**Requirement:** Word for word, print each line of the listing below; pictures stay out.
========================================
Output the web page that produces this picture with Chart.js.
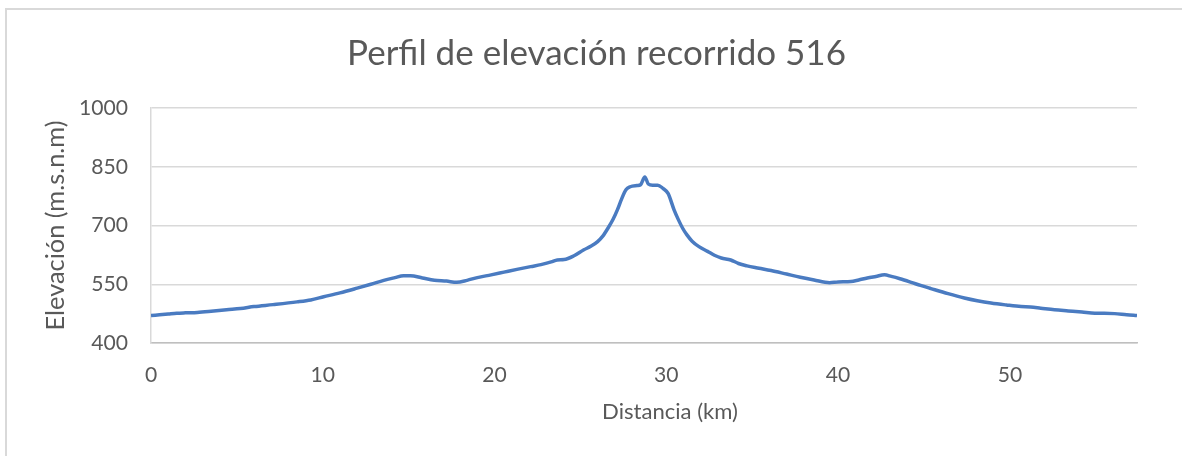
<!DOCTYPE html>
<html><head><meta charset="utf-8">
<script src="https://cdn.jsdelivr.net/npm/chart.js@4.4.1/dist/chart.umd.min.js"></script>
<style>html,body{margin:0;padding:0;background:#fff;overflow:hidden}canvas{display:block}</style>
</head><body>
<canvas id="c" width="1182" height="456"></canvas>
<script>
const chartTitle = "Perfil de elevación recorrido 516";
const xAxisTitle = "Distancia (km)";
const yAxisTitle = "Elevación (m.s.n.m)";
const distanceKm = [0,0.5,1.0,1.5,2.0,2.7,3.5,4.4,5.2,6.0,7.1,8.5,9.3,10.05,11.0,12.0,12.8,13.55,14.2,14.7,15.1,15.8,16.5,17.2,17.8,18.4,19.0,19.8,20.55,21.3,22.1,22.7,23.3,23.65,24.05,24.6,25.2,25.6,26.0,26.3,26.6,26.9,27.15,27.4,27.65,27.9,28.3,28.5,28.75,28.95,29.2,29.5,29.8,30.1,30.45,30.7,30.95,31.2,31.5,31.9,32.4,32.8,33.2,33.75,34.2,34.7,35.4,36.1,37.0,37.8,38.6,39.5,40.0,40.75,41.2,41.7,42.2,42.7,43.1,43.6,44.25,44.8,45.4,46.4,47.35,48.1,48.9,49.8,50.65,51.2,51.8,52.6,53.4,54.2,54.95,55.5,56.1,56.8,57.4];
const elevation = [470,472,474,476,477,478,481,485,488,493,498,505,510,518,528,540,550,560,567,572,572,566,560,558,555,560,567,574,581,588,595,600,607,612,613,622,638,647,659,673,693,716,740,768,791,799,802,804,824,806,803,803,795,782,740,715,693,676,660,646,634,624,617,612,603,597,591,585,576,568,561,554,556,557,561,566,570,574,570,564,555,547,539,526,515,508,502,497,493,492,489,485,482,479,476,476,475,472,470];
const xTickValues = [0,10,20,30,40,50];
const yTickValues = [400,550,700,850,1000];

const FAMILY = 'Lato, "Open Sans", sans-serif';
const TEXT = '#595959';
function fitSize(text, target, weight) {
  const ctx = document.createElement('canvas').getContext('2d');
  ctx.font = weight + ' 100px ' + FAMILY;
  return 100 * target / ctx.measureText(text).width;
}

function draw() {
  const titleSize = fitSize(chartTitle, 499, 400);
  const tickSize = fitSize('1000', 49, 400);
  const xTitleSize = fitSize(xAxisTitle, 136, 400);
  const yTitleSize = fitSize(yAxisTitle, 210, 400);
  const tickLH = tickSize * 1.2;

  const framePlugin = {
    id: 'frame',
    beforeDraw(chart) {
      const c = chart.ctx;
      c.save();
      c.fillStyle = '#fff';
      c.fillRect(0, 0, chart.width, chart.height);
      c.fillStyle = '#d9d9d9';
      c.fillRect(5, 8, chart.width - 5, 2);
      c.fillRect(5, 8, 2, chart.height - 8);
      c.restore();
    },
    afterDraw(chart) {
      const c = chart.ctx;
      const a = chart.chartArea;
      c.save();
      c.fillStyle = TEXT;
      c.textAlign = 'center';
      c.textBaseline = 'alphabetic';
      c.font = '400 ' + titleSize + 'px ' + FAMILY;
      c.fillText(chartTitle, 596.5, 65);
      c.font = '400 ' + xTitleSize + 'px ' + FAMILY;
      c.fillText(xAxisTitle, 670, 419);
      c.font = '400 ' + yTitleSize + 'px ' + FAMILY;
      c.translate(64, (a.top + a.bottom) / 2);
      c.rotate(-Math.PI / 2);
      c.fillText(yAxisTitle, 0, 0);
      c.restore();
    }
  };

  new Chart(document.getElementById('c'), {
    type: 'scatter',
    data: {
      datasets: [{
        data: distanceKm.map((d, i) => ({ x: d, y: elevation[i] })),
        showLine: true,
        borderColor: '#4a7bc1',
        borderWidth: 3.5,
        pointRadius: 0,
        cubicInterpolationMode: 'monotone',
        fill: false
      }]
    },
    options: {
      responsive: false,
      animation: false,
      devicePixelRatio: 1,
      layout: { padding: { left: 0, right: 45, top: 108, bottom: 0 } },
      plugins: { legend: { display: false }, tooltip: { enabled: false }, title: { display: false } },
      scales: {
        x: {
          type: 'linear',
          min: 0,
          max: 57.4,
          afterBuildTicks: (s) => { s.ticks = xTickValues.map(v => ({ value: v })); },
          afterFit: (s) => { s.height = 456 - 343; },
          grid: { display: false, drawTicks: false },
          border: { display: true, color: '#bfbfbf', width: 1.5 },
          ticks: {
            color: TEXT,
            font: { family: FAMILY, size: tickSize, lineHeight: 1.2 },
            padding: 375 - 343 - tickLH / 2,
            maxRotation: 0,
            callback: (v) => String(v)
          }
        },
        y: {
          min: 400,
          max: 1000,
          afterBuildTicks: (s) => { s.ticks = yTickValues.map(v => ({ value: v })); },
          afterFit: (s) => { s.width = 151; },
          grid: { color: '#d9d9d9', lineWidth: 1.5, drawTicks: false },
          border: { display: true, color: '#d9d9d9', width: 1.5 },
          ticks: {
            color: TEXT,
            font: { family: FAMILY, size: tickSize, lineHeight: 1.2 },
            padding: 23,
            callback: (v) => String(v)
          }
        }
      }
    },
    plugins: [framePlugin]
  });
}

const loads = [document.fonts.load('400 20px Lato')];
Promise.race([Promise.all(loads), new Promise(r => setTimeout(r, 1500))]).then(draw, draw);
</script>
</body></html>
========================================
**Result for this task:**
Output the web page that produces this picture with Chart.js.
<!DOCTYPE html>
<html><head><meta charset="utf-8">
<script src="https://cdn.jsdelivr.net/npm/chart.js@4.4.1/dist/chart.umd.min.js"></script>
<style>html,body{margin:0;padding:0;background:#fff;overflow:hidden}canvas{display:block}</style>
</head><body>
<canvas id="c" width="1182" height="456"></canvas>
<script>
const chartTitle = "Perfil de elevación recorrido 516";
const xAxisTitle = "Distancia (km)";
const yAxisTitle = "Elevación (m.s.n.m)";
const distanceKm = [0,0.5,1.0,1.5,2.0,2.7,3.5,4.4,5.2,6.0,7.1,8.5,9.3,10.05,11.0,12.0,12.8,13.55,14.2,14.7,15.1,15.8,16.5,17.2,17.8,18.4,19.0,19.8,20.55,21.3,22.1,22.7,23.3,23.65,24.05,24.6,25.2,25.6,26.0,26.3,26.6,26.9,27.15,27.4,27.65,27.9,28.3,28.5,28.75,28.95,29.2,29.5,29.8,30.1,30.45,30.7,30.95,31.2,31.5,31.9,32.4,32.8,33.2,33.75,34.2,34.7,35.4,36.1,37.0,37.8,38.6,39.5,40.0,40.75,41.2,41.7,42.2,42.7,43.1,43.6,44.25,44.8,45.4,46.4,47.35,48.1,48.9,49.8,50.65,51.2,51.8,52.6,53.4,54.2,54.95,55.5,56.1,56.8,57.4];
const elevation = [470,472,474,476,477,478,481,485,488,493,498,505,510,518,528,540,550,560,567,572,572,566,560,558,555,560,567,574,581,588,595,600,607,612,613,622,638,647,659,673,693,716,740,768,791,799,802,804,824,806,803,803,795,782,740,715,693,676,660,646,634,624,617,612,603,597,591,585,576,568,561,554,556,557,561,566,570,574,570,564,555,547,539,526,515,508,502,497,493,492,489,485,482,479,476,476,475,472,470];
const xTickValues = [0,10,20,30,40,50];
const yTickValues = [400,550,700,850,1000];

const FAMILY = 'Lato, "Open Sans", sans-serif';
const TEXT = '#595959';
function fitSize(text, target, weight) {
  const ctx = document.createElement('canvas').getContext('2d');
  ctx.font = weight + ' 100px ' + FAMILY;
  return 100 * target / ctx.measureText(text).width;
}

function draw() {
  const titleSize = fitSize(chartTitle, 499, 400);
  const tickSize = fitSize('1000', 49, 400);
  const xTitleSize = fitSize(xAxisTitle, 136, 400);
  const yTitleSize = fitSize(yAxisTitle, 210, 400);
  const tickLH = tickSize * 1.2;

  const framePlugin = {
    id: 'frame',
    beforeDraw(chart) {
      const c = chart.ctx;
      c.save();
      c.fillStyle = '#fff';
      c.fillRect(0, 0, chart.width, chart.height);
      c.fillStyle = '#d9d9d9';
      c.fillRect(5, 8, chart.width - 5, 2);
      c.fillRect(5, 8, 2, chart.height - 8);
      c.restore();
    },
    afterDraw(chart) {
      const c = chart.ctx;
      const a = chart.chartArea;
      c.save();
      c.fillStyle = TEXT;
      c.textAlign = 'center';
      c.textBaseline = 'alphabetic';
      c.font = '400 ' + titleSize + 'px ' + FAMILY;
      c.fillText(chartTitle, 596.5, 65);
      c.font = '400 ' + xTitleSize + 'px ' + FAMILY;
      c.fillText(xAxisTitle, 670, 419);
      c.font = '400 ' + yTitleSize + 'px ' + FAMILY;
      c.translate(64, (a.top + a.bottom) / 2);
      c.rotate(-Math.PI / 2);
      c.fillText(yAxisTitle, 0, 0);
      c.restore();
    }
  };

  new Chart(document.getElementById('c'), {
    type: 'scatter',
    data: {
      datasets: [{
        data: distanceKm.map((d, i) => ({ x: d, y: elevation[i] })),
        showLine: true,
        borderColor: '#4a7bc1',
        borderWidth: 3.5,
        pointRadius: 0,
        cubicInterpolationMode: 'monotone',
        fill: false
      }]
    },
    options: {
      responsive: false,
      animation: false,
      devicePixelRatio: 1,
      layout: { padding: { left: 0, right: 45, top: 108, bottom: 0 } },
      plugins: { legend: { display: false }, tooltip: { enabled: false }, title: { display: false } },
      scales: {
        x: {
          type: 'linear',
          min: 0,
          max: 57.4,
          afterBuildTicks: (s) => { s.ticks = xTickValues.map(v => ({ value: v })); },
          afterFit: (s) => { s.height = 456 - 343; },
          grid: { display: false, drawTicks: false },
          border: { display: true, color: '#bfbfbf', width: 1.5 },
          ticks: {
            color: TEXT,
            font: { family: FAMILY, size: tickSize, lineHeight: 1.2 },
            padding: 375 - 343 - tickLH / 2,
            maxRotation: 0,
            callback: (v) => String(v)
          }
        },
        y: {
          min: 400,
          max: 1000,
          afterBuildTicks: (s) => { s.ticks = yTickValues.map(v => ({ value: v })); },
          afterFit: (s) => { s.width = 151; },
          grid: { color: '#d9d9d9', lineWidth: 1.5, drawTicks: false },
          border: { display: true, color: '#d9d9d9', width: 1.5 },
          ticks: {
            color: TEXT,
            font: { family: FAMILY, size: tickSize, lineHeight: 1.2 },
            padding: 23,
            callback: (v) => String(v)
          }
        }
      }
    },
    plugins: [framePlugin]
  });
}

const loads = [document.fonts.load('400 20px Lato')];
Promise.race([Promise.all(loads), new Promise(r => setTimeout(r, 1500))]).then(draw, draw);
</script>
</body></html>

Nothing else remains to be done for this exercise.